The Full Frontal staff is working with two local businesses in Puerto Rico, Suxess Clothing for design and Transom for printing, to produce all of Full Frontal’s charitable T-shirts for the rest of 2018. This includes a special “Frontal Entero” T-shirt commemorating the Puerto Rico special, from which all proceeds will go to the Hispanic Federation to support hurricane relief for Puerto Ricans. “It’s not impossible to have your T-shirts printed in Puerto Rico,” she said. “It’s very easy, in fact!”
Once Bee decided to film an episode in Puerto Rico, she knew her next step was figuring out a way contribute to the island’s hurricane relief efforts while making the show. “We talked about like, should we restock a library, or bring clothes, or do we try to help rebuild a school?” Bee mused. “What is the effort on the ground there that we can do? And I felt like, the thing that we could do is try to help small businesses.”
Full Frontal, like most TV shows, sells its own branded merchandise and T-shirts, and the show also produces several charity T-shirts and donates proceeds from the sales to various causes. Moving charitable T-shirt production to Puerto Rico was an act that Bee felt could help create jobs, support small businesses, and contribute to the local economy in Puerto Rico long after her film crew had left the island. “Trying to be a job creator felt like it had more legs to me than just doing one thing,” she said. “Not every business is up and running, but it kind of takes that out-of-the-box sort of thinking to make things better there. I don’t know, it’s a theory, it’s very experimental.”

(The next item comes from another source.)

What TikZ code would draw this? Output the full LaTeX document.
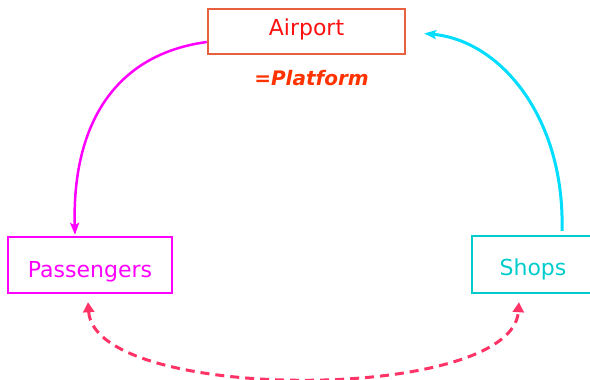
\documentclass[tikz,border=0pt]{standalone}
\usepackage{fontspec}
\setmainfont{DejaVu Sans}
\usetikzlibrary{arrows.meta}
\definecolor{airbord}{RGB}{232,96,64}
\definecolor{airtext}{RGB}{255,16,16}
\definecolor{platcol}{RGB}{255,51,0}
\definecolor{pascol}{RGB}{255,0,255}
\definecolor{shopcol}{RGB}{0,204,204}
\definecolor{cyanarr}{RGB}{0,221,255}
\definecolor{dashcol}{RGB}{255,51,102}
\tikzset{
  box/.style={draw, line width=2.4pt, inner sep=0pt, font=\fontsize{22}{26}\selectfont},
  tipA/.style={-{Stealth[length=12pt,width=9pt,inset=2.5pt]}},
}
\begin{document}
\begin{tikzpicture}[x=1pt,y=-1pt]
\useasboundingbox (0,0) rectangle (590,380);
\node[box, draw=airbord, text=airtext, minimum width=197pt, minimum height=45pt,
      text height=14pt, text depth=6pt] (air) at (306.5,31.5) {Airport};
\node[text=platcol, font=\fontsize{20}{24}\selectfont\bfseries\itshape, anchor=base, inner sep=0pt]
      (plat) at (311.5,85) {=Platform};
\node[box, draw=pascol, text=pascol, minimum width=164pt, minimum height=56pt,
      text height=24pt, text depth=0pt] (pas) at (90,265) {Passengers};
\node[box, draw=shopcol, text=shopcol, minimum width=122pt, minimum height=57pt,
      text height=21pt, text depth=0pt] (shop) at (533,264.5) {Shops};
\coordinate (airR) at ([xshift=18pt,yshift=-2pt]air.east);
% magenta arrow
\draw[pascol, line width=2.5pt, tipA] (air.186) .. controls +(-96,13) and +(-3,-105) .. ([xshift=-15pt,yshift=1pt]pas.north);
% cyan arrow
\draw[cyanarr, line width=3pt, tipA] ([xshift=29pt,yshift=4pt]shop.north) .. controls +(3,-112) and +(77,7) .. (airR);
% dashed double arrow
\draw[dashcol, line width=3pt, dash pattern=on 9pt off 6pt,
      {Triangle[length=10pt,width=11pt]}-{Triangle[length=10pt,width=11pt]}]
  ([xshift=-2pt,yshift=-8pt]pas.south) .. controls +(7,101) and +(-7,101) .. ([xshift=-14pt,yshift=-8pt]shop.south);
\end{tikzpicture}
\end{document}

And Bee isn’t stopping there: she’s also challenging other late-night hosts to do the same. On Tuesday night, Bee is appearing on The Late Show with Stephen Colbert, and plans to challenge Colbert to take a similar action and move his show’s charitable T-shirt production to Puerto Rico. “Why not?” she said. “We have these really big platforms.” She wants to use her special to nudge other talk show hosts to join her in supporting Puerto Rico’s economy, and said it felt like a no-brainer: “To me it’s just a challenge to all the hosts to kinda rethink how we do things. You could literally order T-shirts for your friend’s bar mitzvah and have them printed in Puerto Rico. Knowing that, why wouldn’t you? Why not? Maybe they take slightly longer to get to you, but not by much.”
“I don’t think it’s easy... to kind of rethink how you make things, but if you have the opportunity to be really thoughtful about it, why wouldn’t you?”